Il faut un programme commun des gauches. Ceci n’implique en rien que les partis de gauche renoncent à leurs propres objectifs et à présenter leurs propres programmes. Mais un socle d’engagements communs donnerait un sens et un contenu au rassemblement de la gauche en 2007. Le programme commun des gauches devra traduire le rejet du néolibéralisme qui s’est exprimé majoritairement dans le peuple de gauche. Il devra être élaboré en donnant toute sa place à l’intervention citoyenne. Il devra prévoir le contrôle par les citoyens une fois la gauche parvenue au pouvoir, tirant en cela les leçons de la période 1981-1983.

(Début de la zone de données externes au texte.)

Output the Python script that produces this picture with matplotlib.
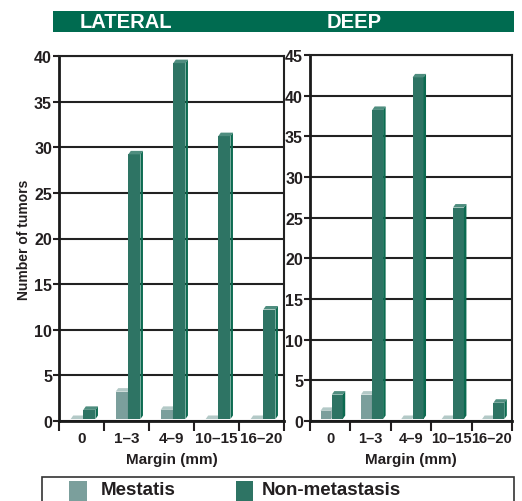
import matplotlib
matplotlib.use("Agg")
import matplotlib.pyplot as plt
from matplotlib.patches import Polygon, Rectangle
import numpy as np

# datos
margins = ["0", "1\u20133", "4\u20139", "10\u201315", "16\u201320"]
lateral_met = [0, 3, 1, 0, 0]
lateral_non = [1, 29, 39, 31, 12]
deep_met = [1, 3, 0, 0, 0]
deep_non = [3, 38, 42, 26, 2]

plt.rcParams["font.family"] = ["Liberation Sans", "DejaVu Sans"]
plt.rcParams["font.weight"] = "bold"
plt.rcParams["text.color"] = "#231f20"

c_met = "#7b9f9c"
c_met_top = "#b3c9c7"
c_non = "#2e7464"
c_non_top = "#4f8d7f"
c_non_side = "#0b6a50"
green = "#006b50"
ink = "#231f20"

fig = plt.figure(figsize=(5.22, 5.02), dpi=100)
W, H = 522, 502


def panel(rect, met, non, ymax, fs):
    ax = fig.add_axes(rect)
    n = len(met)
    x = np.arange(n)
    ax.set_xlim(-0.5, n - 0.5)
    ax.set_ylim(0, ymax)
    # profundidad 3D en unidades de datos
    wpx = rect[2] * W
    hpx = rect[3] * H
    dx = 2.5 / (wpx / n)
    dy = 3.5 / (hpx / ymax)
    base = 2.0 / (hpx / ymax)
    w = 0.27
    for vals, off, cf, ct, cs in [(met, -0.24, c_met, c_met_top, "#5f8582"),
                                  (non, 0.04, c_non, c_non_top, c_non_side)]:
        for xi, v in zip(x, vals):
            x0 = xi + off
            x1 = x0 + w
            top = v + base
            ax.add_patch(Rectangle((x0, base), w, v, facecolor=cf, edgecolor="none", zorder=3))
            ax.add_patch(Polygon([(x0, top), (x0 + dx, top + dy), (x1 + dx, top + dy), (x1, top)],
                                 closed=True, facecolor=ct, edgecolor="none", zorder=3))
            ax.add_patch(Polygon([(x1, base), (x1, top), (x1 + dx, top + dy), (x1 + dx, base + dy)],
                                 closed=True, facecolor=cs, edgecolor="none", zorder=3))
    ax.set_yticks(np.arange(0, ymax + 1, 5))
    ax.yaxis.grid(True, color="#222222", linewidth=1.5, zorder=0)
    ax.set_axisbelow(True)
    ax.set_xticks(np.arange(-0.5, n, 1.0))
    ax.set_xticklabels([])
    ax.set_xticks(x, minor=True)
    ax.set_xticklabels(margins, minor=True, fontsize=fs, fontweight="bold", color=ink)
    ax.tick_params(axis="x", which="minor", length=0, pad=7)
    ax.tick_params(axis="x", which="major", length=7, width=1.5, direction="out", color=ink)
    ax.tick_params(axis="y", length=4, width=1.5, labelsize=11.5, pad=1, color=ink, labelcolor=ink)
    for lab in ax.get_yticklabels():
        lab.set_fontweight("bold")
    for s in ["left", "bottom"]:
        ax.spines[s].set_linewidth(2)
        ax.spines[s].set_color("#1a1a1a")
    for s in ["top", "right"]:
        ax.spines[s].set_linewidth(1.5)
        ax.spines[s].set_color("#222222")
    ax.set_xlabel("Margin (mm)", fontsize=11, fontweight="bold", labelpad=5, color=ink)
    return ax


ax1 = panel([59 / W, 1 - 422 / H, 225 / W, 365 / H], lateral_met, lateral_non, 40, 11)
ax2 = panel([310 / W, 1 - 422 / H, 202 / W, 366 / H], deep_met, deep_non, 45, 10.5)
ax1.set_ylabel("Number of tumors", fontsize=10, fontweight="bold", labelpad=2, color=ink)

# banda verde del encabezado
fig.patches.append(Rectangle((53 / W, 1 - 33 / H), 461 / W, 21 / H, transform=fig.transFigure,
                             facecolor=green, edgecolor="none"))
fig.text(80 / W, 1 - 23 / H, "LATERAL", color="white", fontsize=14.5, fontweight="bold", va="center")
fig.text(327 / W, 1 - 23 / H, "DEEP", color="white", fontsize=14.5, fontweight="bold", va="center")

# leyenda
fig.patches.append(Rectangle((42 / W, -0.02), 472 / W, 0.02 + 24 / H, transform=fig.transFigure,
                             facecolor="white", edgecolor="#333333", linewidth=1.2))
fig.patches.append(Rectangle((69 / W, -0.02), 18 / W, 0.02 + 20 / H, transform=fig.transFigure,
                             facecolor=c_met, edgecolor="none"))
fig.patches.append(Rectangle((236 / W, -0.02), 17 / W, 0.02 + 20 / H, transform=fig.transFigure,
                             facecolor=c_non, edgecolor="none"))
fig.text(101 / W, 1 - 491 / H, "Mestatis", fontsize=13.5, fontweight="bold", va="center")
fig.text(262 / W, 1 - 491 / H, "Non-metastasis", fontsize=13.5, fontweight="bold", va="center")

fig.savefig("out.png", dpi=100)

Chaque jour qui passe témoigne des dégâts que provoque la division de la gauche. Les semaines et les mois qui viennent ne feront qu’accroître l’urgence de son rassemblement. Dans moins de 18 mois, la réussite ou non du rassemblement de la gauche scellera le sort de l’élection présidentielle. Il n’y a donc pas un instant à perdre. PRS s’engage immédiatement et sans relâche pour une nouvelle union des gauches sans exclusive autour d’un programme commun des gauches. L’histoire montre qu’il n’y a jamais d’union sans militants de l’union. Nous serons donc de ceux-ci. Nous savons que de nombreux obstacles stratégiques et programmatiques surgiront sur ce chemin. Mais nous agirons avec la volonté de les dépasser car c’est celui de l’intérêt général.